### Records supplied:
=====
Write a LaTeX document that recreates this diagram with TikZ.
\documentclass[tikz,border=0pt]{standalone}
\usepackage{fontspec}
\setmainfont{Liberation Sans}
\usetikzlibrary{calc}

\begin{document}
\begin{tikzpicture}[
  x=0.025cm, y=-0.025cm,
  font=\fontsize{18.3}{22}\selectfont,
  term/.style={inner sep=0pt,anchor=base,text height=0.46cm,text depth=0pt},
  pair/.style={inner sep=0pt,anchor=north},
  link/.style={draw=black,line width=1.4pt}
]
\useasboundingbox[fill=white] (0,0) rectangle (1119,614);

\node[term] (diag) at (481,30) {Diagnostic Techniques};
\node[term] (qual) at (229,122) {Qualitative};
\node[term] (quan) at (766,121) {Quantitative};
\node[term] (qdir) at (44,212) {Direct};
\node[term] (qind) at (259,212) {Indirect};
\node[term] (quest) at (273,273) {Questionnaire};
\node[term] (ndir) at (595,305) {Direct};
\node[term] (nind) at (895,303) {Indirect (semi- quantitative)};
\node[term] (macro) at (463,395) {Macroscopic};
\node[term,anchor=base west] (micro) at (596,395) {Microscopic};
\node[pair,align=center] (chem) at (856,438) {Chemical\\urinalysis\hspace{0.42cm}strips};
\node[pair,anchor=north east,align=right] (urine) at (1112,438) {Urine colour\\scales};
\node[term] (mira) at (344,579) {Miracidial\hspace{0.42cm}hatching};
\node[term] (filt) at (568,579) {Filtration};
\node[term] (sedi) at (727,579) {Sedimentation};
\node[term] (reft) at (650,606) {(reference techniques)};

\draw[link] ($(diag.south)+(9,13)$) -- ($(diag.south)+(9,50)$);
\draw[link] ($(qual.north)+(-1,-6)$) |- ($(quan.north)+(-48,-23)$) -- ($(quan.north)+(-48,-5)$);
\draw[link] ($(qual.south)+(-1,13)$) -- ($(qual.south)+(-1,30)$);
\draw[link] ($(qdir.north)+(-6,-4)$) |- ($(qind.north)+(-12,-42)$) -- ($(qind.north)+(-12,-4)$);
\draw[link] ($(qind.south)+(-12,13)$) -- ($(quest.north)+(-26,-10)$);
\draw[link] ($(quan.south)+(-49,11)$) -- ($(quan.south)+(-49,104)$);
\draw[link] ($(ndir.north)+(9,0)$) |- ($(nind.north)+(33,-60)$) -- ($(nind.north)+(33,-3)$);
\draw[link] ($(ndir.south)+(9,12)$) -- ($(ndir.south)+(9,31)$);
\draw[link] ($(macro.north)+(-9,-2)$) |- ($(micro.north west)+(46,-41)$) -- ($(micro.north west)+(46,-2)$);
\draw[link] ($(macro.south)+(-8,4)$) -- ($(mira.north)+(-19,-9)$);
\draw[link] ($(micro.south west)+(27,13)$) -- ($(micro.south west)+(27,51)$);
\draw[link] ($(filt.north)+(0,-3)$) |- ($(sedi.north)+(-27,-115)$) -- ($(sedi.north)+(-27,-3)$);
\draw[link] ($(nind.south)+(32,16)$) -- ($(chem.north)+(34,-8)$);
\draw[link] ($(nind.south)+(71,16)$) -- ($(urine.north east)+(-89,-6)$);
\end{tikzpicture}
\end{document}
=====
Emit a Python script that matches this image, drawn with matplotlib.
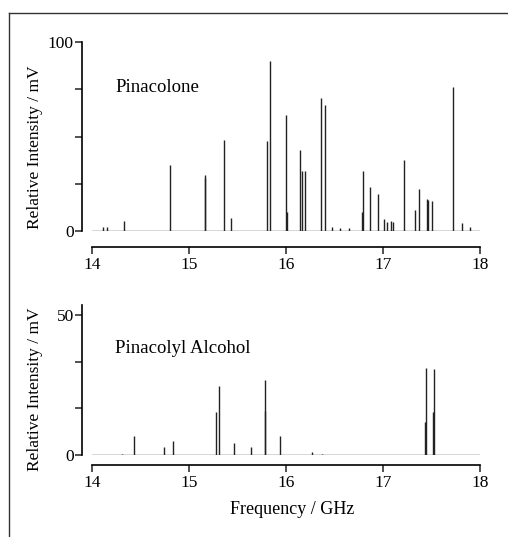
=====
### Exercise aim:
Exactly as written, quote the lines from the one that has "Write a LaTeX" down to the one that has "(0,0) rectangle (1119,614);", and include both.

### Full output:
Write a LaTeX document that recreates this diagram with TikZ.
\documentclass[tikz,border=0pt]{standalone}
\usepackage{fontspec}
\setmainfont{Liberation Sans}
\usetikzlibrary{calc}

\begin{document}
\begin{tikzpicture}[
  x=0.025cm, y=-0.025cm,
  font=\fontsize{18.3}{22}\selectfont,
  term/.style={inner sep=0pt,anchor=base,text height=0.46cm,text depth=0pt},
  pair/.style={inner sep=0pt,anchor=north},
  link/.style={draw=black,line width=1.4pt}
]
\useasboundingbox[fill=white] (0,0) rectangle (1119,614);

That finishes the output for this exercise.